Data extract
--- start ---
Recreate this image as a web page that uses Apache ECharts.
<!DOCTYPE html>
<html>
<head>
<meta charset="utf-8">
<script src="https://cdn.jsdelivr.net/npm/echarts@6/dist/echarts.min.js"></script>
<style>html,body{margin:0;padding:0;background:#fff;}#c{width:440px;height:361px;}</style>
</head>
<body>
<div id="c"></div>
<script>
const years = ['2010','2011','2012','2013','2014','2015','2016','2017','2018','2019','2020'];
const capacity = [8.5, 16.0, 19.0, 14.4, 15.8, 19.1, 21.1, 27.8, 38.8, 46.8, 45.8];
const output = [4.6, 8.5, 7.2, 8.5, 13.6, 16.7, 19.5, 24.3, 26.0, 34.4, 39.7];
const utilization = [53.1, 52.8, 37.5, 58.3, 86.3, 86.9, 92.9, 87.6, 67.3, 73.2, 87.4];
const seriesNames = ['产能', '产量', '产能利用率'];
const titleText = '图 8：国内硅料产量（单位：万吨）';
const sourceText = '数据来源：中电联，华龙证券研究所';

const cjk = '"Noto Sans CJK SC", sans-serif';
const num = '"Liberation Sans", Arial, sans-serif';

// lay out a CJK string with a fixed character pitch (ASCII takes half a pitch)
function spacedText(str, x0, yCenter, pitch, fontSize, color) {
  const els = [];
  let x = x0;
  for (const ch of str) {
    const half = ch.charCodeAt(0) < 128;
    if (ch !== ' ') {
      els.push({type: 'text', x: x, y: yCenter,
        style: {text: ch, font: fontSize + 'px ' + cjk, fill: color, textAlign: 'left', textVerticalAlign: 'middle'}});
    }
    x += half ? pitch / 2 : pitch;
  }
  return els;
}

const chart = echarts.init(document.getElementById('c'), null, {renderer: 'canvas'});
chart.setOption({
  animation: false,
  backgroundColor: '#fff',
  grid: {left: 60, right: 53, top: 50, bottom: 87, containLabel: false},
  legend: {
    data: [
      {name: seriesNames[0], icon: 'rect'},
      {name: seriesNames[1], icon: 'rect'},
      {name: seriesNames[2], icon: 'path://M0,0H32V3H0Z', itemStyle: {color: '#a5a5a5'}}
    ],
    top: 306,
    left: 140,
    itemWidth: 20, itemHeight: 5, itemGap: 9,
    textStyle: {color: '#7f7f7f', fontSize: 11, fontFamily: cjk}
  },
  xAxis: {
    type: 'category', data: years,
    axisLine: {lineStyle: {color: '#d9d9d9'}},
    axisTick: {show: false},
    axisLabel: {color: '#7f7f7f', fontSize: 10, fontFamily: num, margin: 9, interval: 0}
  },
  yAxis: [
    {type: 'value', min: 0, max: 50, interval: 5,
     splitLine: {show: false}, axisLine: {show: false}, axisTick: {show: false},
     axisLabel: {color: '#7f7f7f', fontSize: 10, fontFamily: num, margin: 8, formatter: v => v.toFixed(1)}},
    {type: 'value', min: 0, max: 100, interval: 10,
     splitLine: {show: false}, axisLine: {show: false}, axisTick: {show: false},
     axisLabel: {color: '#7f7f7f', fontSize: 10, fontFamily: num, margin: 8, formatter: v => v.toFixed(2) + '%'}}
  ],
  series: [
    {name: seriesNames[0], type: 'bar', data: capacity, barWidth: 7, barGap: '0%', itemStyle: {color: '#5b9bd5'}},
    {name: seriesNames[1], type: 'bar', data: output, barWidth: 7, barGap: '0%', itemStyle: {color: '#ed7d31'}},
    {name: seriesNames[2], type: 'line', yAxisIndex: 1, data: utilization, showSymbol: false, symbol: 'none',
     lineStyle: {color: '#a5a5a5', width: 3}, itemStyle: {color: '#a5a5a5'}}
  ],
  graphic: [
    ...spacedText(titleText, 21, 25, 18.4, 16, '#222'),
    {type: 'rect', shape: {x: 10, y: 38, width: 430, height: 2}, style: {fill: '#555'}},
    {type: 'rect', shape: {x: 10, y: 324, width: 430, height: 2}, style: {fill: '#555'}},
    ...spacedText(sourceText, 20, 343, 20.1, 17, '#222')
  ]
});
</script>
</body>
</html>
--- end ---
--- start ---
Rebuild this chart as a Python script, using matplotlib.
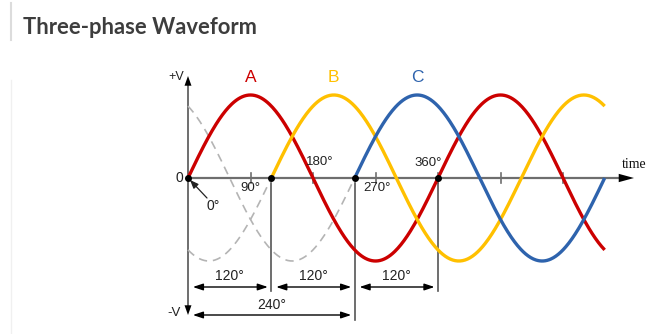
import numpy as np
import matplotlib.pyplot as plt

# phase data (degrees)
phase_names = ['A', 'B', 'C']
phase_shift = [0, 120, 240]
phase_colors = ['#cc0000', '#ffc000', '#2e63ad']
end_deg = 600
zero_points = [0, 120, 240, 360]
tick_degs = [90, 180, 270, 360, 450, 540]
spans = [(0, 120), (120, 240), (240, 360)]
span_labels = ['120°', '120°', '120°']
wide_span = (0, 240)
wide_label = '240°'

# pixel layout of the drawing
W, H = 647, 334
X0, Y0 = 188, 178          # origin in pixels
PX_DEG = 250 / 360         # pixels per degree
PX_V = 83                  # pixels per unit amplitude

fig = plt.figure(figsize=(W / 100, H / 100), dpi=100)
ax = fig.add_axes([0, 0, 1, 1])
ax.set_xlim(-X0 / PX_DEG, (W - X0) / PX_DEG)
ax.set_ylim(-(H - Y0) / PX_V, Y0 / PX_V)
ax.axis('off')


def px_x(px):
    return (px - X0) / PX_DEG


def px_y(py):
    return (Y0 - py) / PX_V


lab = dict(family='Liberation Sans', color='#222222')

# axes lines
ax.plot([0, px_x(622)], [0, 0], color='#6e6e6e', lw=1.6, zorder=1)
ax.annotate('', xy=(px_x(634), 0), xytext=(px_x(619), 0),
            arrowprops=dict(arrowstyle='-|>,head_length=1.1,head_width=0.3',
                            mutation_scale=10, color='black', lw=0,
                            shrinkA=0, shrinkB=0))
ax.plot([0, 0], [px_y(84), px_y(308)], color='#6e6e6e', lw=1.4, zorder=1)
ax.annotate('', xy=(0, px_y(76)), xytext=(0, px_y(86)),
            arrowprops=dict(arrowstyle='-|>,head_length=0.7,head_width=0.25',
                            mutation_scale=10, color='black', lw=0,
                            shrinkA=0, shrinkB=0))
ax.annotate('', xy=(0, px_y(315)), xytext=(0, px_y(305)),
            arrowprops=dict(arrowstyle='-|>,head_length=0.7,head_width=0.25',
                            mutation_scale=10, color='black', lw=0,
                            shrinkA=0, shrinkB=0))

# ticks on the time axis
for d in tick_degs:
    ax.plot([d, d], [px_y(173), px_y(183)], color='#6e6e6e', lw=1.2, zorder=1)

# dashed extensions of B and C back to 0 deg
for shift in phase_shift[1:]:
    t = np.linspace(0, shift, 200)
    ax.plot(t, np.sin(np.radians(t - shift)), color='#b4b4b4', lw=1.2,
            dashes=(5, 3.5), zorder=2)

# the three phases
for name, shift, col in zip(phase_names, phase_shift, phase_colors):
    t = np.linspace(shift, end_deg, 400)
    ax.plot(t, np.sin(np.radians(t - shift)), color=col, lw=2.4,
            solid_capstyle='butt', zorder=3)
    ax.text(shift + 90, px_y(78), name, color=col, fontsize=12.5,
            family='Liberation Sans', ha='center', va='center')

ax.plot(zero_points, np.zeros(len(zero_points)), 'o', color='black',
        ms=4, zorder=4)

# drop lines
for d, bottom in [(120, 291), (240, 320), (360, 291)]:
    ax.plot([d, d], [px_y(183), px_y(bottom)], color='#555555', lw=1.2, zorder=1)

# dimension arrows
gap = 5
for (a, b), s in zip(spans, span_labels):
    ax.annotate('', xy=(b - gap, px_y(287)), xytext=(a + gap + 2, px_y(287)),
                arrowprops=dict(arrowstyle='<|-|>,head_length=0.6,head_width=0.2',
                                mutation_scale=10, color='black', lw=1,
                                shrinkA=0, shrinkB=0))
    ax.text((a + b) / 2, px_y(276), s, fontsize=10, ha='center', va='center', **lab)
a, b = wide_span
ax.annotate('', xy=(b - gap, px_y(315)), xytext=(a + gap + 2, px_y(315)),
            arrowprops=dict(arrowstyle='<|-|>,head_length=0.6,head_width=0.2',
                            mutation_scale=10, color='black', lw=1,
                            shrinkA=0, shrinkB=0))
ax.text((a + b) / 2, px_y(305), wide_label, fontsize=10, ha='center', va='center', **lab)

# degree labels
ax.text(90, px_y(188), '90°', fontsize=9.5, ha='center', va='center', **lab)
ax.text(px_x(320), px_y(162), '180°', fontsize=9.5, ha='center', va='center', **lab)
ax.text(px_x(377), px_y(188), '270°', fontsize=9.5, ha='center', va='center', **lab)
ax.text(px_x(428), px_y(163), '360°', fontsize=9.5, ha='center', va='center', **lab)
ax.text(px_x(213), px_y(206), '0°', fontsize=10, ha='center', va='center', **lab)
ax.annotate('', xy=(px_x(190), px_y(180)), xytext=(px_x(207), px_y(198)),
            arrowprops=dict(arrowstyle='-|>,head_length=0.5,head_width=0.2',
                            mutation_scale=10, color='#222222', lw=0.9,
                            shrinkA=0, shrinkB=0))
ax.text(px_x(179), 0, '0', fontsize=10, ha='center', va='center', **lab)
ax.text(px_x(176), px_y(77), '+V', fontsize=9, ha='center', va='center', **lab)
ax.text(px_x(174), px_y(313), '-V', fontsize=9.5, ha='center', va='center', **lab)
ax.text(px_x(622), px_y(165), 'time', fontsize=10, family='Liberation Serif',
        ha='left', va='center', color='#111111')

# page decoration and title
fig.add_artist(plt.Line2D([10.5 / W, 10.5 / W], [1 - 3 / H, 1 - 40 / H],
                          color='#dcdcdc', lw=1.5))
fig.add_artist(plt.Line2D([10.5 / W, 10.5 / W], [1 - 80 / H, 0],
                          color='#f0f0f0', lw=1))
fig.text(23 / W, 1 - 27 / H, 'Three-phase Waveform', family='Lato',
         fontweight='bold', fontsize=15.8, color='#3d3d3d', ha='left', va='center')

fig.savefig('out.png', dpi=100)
--- end ---
--- start ---
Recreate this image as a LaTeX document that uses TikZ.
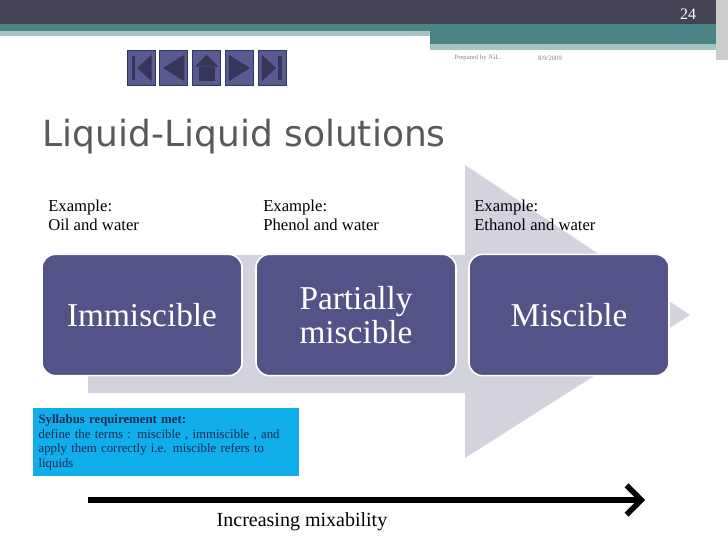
--- end ---
Short problem
Above this task is a listing with pictures in it. Retype only the lines from the one containing "Rebuild this chart" through the one containing "lab = dict(family='Liberation", both included, and not the pictures.

Task solution
Rebuild this chart as a Python script, using matplotlib.
import numpy as np
import matplotlib.pyplot as plt

# phase data (degrees)
phase_names = ['A', 'B', 'C']
phase_shift = [0, 120, 240]
phase_colors = ['#cc0000', '#ffc000', '#2e63ad']
end_deg = 600
zero_points = [0, 120, 240, 360]
tick_degs = [90, 180, 270, 360, 450, 540]
spans = [(0, 120), (120, 240), (240, 360)]
span_labels = ['120°', '120°', '120°']
wide_span = (0, 240)
wide_label = '240°'

# pixel layout of the drawing
W, H = 647, 334
X0, Y0 = 188, 178          # origin in pixels
PX_DEG = 250 / 360         # pixels per degree
PX_V = 83                  # pixels per unit amplitude

fig = plt.figure(figsize=(W / 100, H / 100), dpi=100)
ax = fig.add_axes([0, 0, 1, 1])
ax.set_xlim(-X0 / PX_DEG, (W - X0) / PX_DEG)
ax.set_ylim(-(H - Y0) / PX_V, Y0 / PX_V)
ax.axis('off')


def px_x(px):
    return (px - X0) / PX_DEG


def px_y(py):
    return (Y0 - py) / PX_V


lab = dict(family='Liberation Sans', color='#222222')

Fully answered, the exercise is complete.